When traditional ZIP might be acceptable

  • You prioritize maximum compatibility and convenience (sharing with users who may not install extra tools).
  • Data sensitivity is low and minimal protection (obfuscation or weak encryption) suffices.
  • You use AES-based ZIP with a strong password and a modern tool that correctly implements authenticated encryption and KDFs — in that case, traditional ZIP can be secure enough for many use-cases.

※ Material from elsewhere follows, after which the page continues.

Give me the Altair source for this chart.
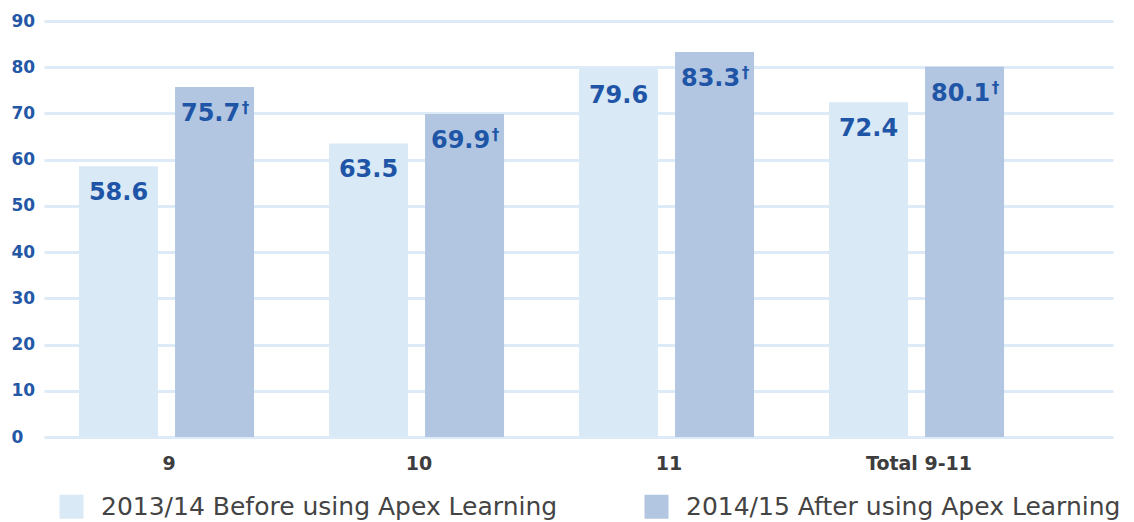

Recommendations and best practices

  • Prefer archives that use AEAD ciphers (AES-GCM or ChaCha20-Poly1305) and modern KDFs (Argon2 or PBKDF2 with very high iterations) — these are hallmarks of ZIPcrypt-style designs.
  • Use long, unique passwords or passphrases (12+ characters with mix of words/symbols) and consider combining with a secondary secret or keyfile.
  • If you must use traditional ZIP for compatibility, ensure you:
    • Use a tool that implements AES-256 with authenticated encryption and a strong PBKDF2/Argon2 KDF.
    • Avoid ZipCrypto entirely.
  • Protect the archive distribution channel and educate recipients on installing compatible extraction tools if using ZIPcrypt.
  • Consider alternative secure container formats when appropriate (e.g., encrypted disk images, age, or OpenPGP archives) if interoperability or specific threat models require them.

Summary

ZIPcrypt is designed to be safer than legacy ZIP encryption by using modern authenticated encryption, stronger key derivation, and metadata protection. Traditional ZIP varies: ZipCrypto is insecure and should be avoided; AES-based ZIP can be secure only if correctly implemented (AEAD + strong KDF). Choose ZIPcrypt when confidentiality, integrity, and metadata privacy matter; choose traditional ZIP only for compatibility or when you can confirm the implementation uses modern, authenticated encryption and strong KDFs.